Hay que decir que Alejandro iba casi todos los días al museo y atendía a los espectadores, incluidos los salones de clase en pleno que acudían con los maestros. «Hay un enorme entusiasmo», dijo el artista, «que yo pensaba que en Venezuela sólo lo podían despertar los caballos de carrera o los políticos, pero no los artistas. Me llama la atención que siempre hay gente en todas las salas viendo con interés las obras. Eso me ha sorprendido mucho, porque me da la impresión de que la gente ha entendido mi obra en cada una de sus etapas. Eso me parece sorprendente, porque no dejo de entender que mi trabajo no es fácil, es un trabajo que globalmente tiene sus complejidades».

Y ya al final del programa dijo que la respuesta de la audiencia constituía para él «un estímulo fabuloso, gigantesco». Y añadió: «estoy sumando fuerzas para ponerme a trabajar ya». 
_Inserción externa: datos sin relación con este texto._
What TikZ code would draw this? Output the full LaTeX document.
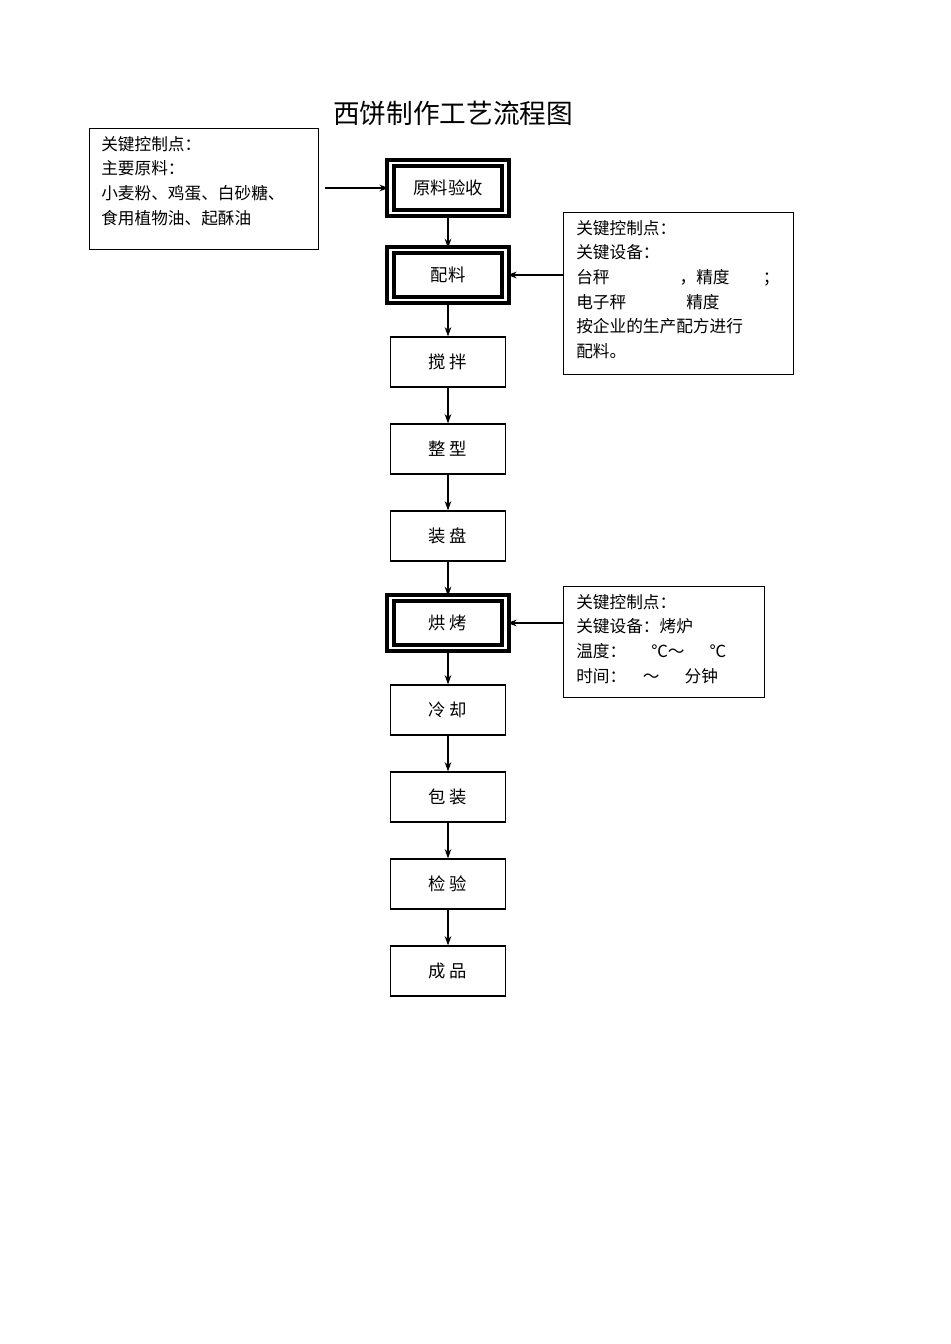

El año siguiente, 1986, se instaló la Torre Solar en el Complejo Hidroeléctrico Raúl Leoni, en su natal estado Bolívar. En 1987 se incorporó al Centro de Investigaciones de IBM de Venezuela para experimentar con el diseño de obras con computadora, luego incluidas en el libro Alejandro Otero: Saludo al siglo XXI. En 1987, fue objeto de un homenaje con ocasión de la Primera Bienal de Arte de Guayana, en el Museo de Arte Moderno Jesús Soto, para cuya colección había donado obras.

Y el 13 de agosto de 1990 falleció en Caracas.